The spec "Allocated Onboard Memory per Record" will explain what this cap means. Each record size for storing the data and indexing must be in a multiple of 128 bytes with a minimum of 256 bytes. This means that even if you have a record of 1 sample (the minimum record size), 256 bytes will still be allocated for this one sample which is actually just 1 byte. As another example, if you were to have a record length of 500 (500 samples), you would have 500 bytes + 240 = 740 bytes required to store the data on the onboard memory, but because you must allocated in multiples of 128 bytes, 128*6 = 768 bytes are actually used.
So this cap comes from how many possible records you can store in memory. In this case the smallest record size would take up 256 bytes. If you have 8Mb of on board memory, you would be able to store 8MB/256Bytes = 32,768 records. This number just lets you know how many records you can store in memory. To maximize your data storing capabilities, you would want to take a number of samples per record such that your record size is a multiple of 128bytes, otherwise memory on your 5114 will be wasted. Of course this can be overcome by fetching data off of memory as you are acquiring.
01-03-2012 12:16 PM
Sorry, to clarify the spec I used in one of my example calculations, I looked at Allocated Onboard Memory per Record, which states that "(Record Length × 1 byte/S) + 240 bytes, rounded up to next multiple of 128 bytes or 256 bytes, whichever is greater", which was where I pulled 240 bytes from in one of my example calculations.
01-03-2012 02:01 PM
I want you to be aware that the specific board you are referring to only has 3 onboard memory sizes which are 8MB/channel, 64MB/channel and 256MB/channel.
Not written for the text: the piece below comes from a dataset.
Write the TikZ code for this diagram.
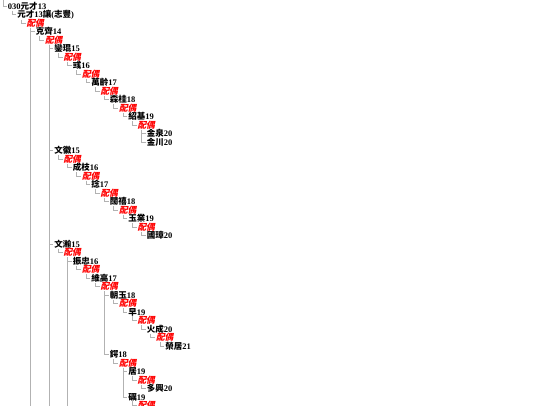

In the case that you have another board with 16MB/channel, the maximum amount of records (collection of samples) you could have is 16MB/256bytes = 65536. Which is for record sizes of 1 to 16. To allocate 256bytes of data for a record, you could have 1 sample + 240 bytes = 241 to 16 samples + 240 bytes = 256.
1. Suppose there was a 16MB/channel board and that you have 16 samples per record as your record size. This would mean that the maximum number of samples or data points you could store in memory is 65536 records * 16 samples/records = 1,048,576 samples for a hypothetical 16MB/channel. Now this is by no means the maximum number of samples you could store in memory. This is only if you want records of size 16.
2. Suppose there was a 16MB/channel board and that you just have 1 record to store in memory and you want to max out the record size to store the most samples in (remember that each record needs to allocate an additional 240 bytes, so with less records you will have more space for samples). If you set the record size to take up 16MB - 240 bytes = 16777216 bytes - 240 bytes= 16,776,976 bytes to store samples at 1 byte per sample, you could store 16 million or so samples.
Note that case 1 and 2 are the same device, a "16MB/channel board" but depending on the record size, you can take a different amount of samples. This is because of the way the boards allocate memory for records. In either case, if you fetch (take data off of memory and into your computer memory) you can store even more data than what I have indicated above. The above calculations assume that you are not taking the samples off of the memory as you acquire.
I just want to reiterate once more that the board you were mentioning before (NI 5114) does not have a 16MB configuration.
01-04-2012 07:30 AM
I don't know if it is still the case, but when I was using these boards a few years ago, some of the onboard memory was being used for housekeeping tasks, making the maximum number of samples a bit less than what you would calculate based on the memory size. I ended up getting this number empirically (it is really easy to do - just take data with increasing buffer sizes until you get an error; you don't need to fetch it, just take it; simple fetch could easily result in running out of memory in LabVIEW).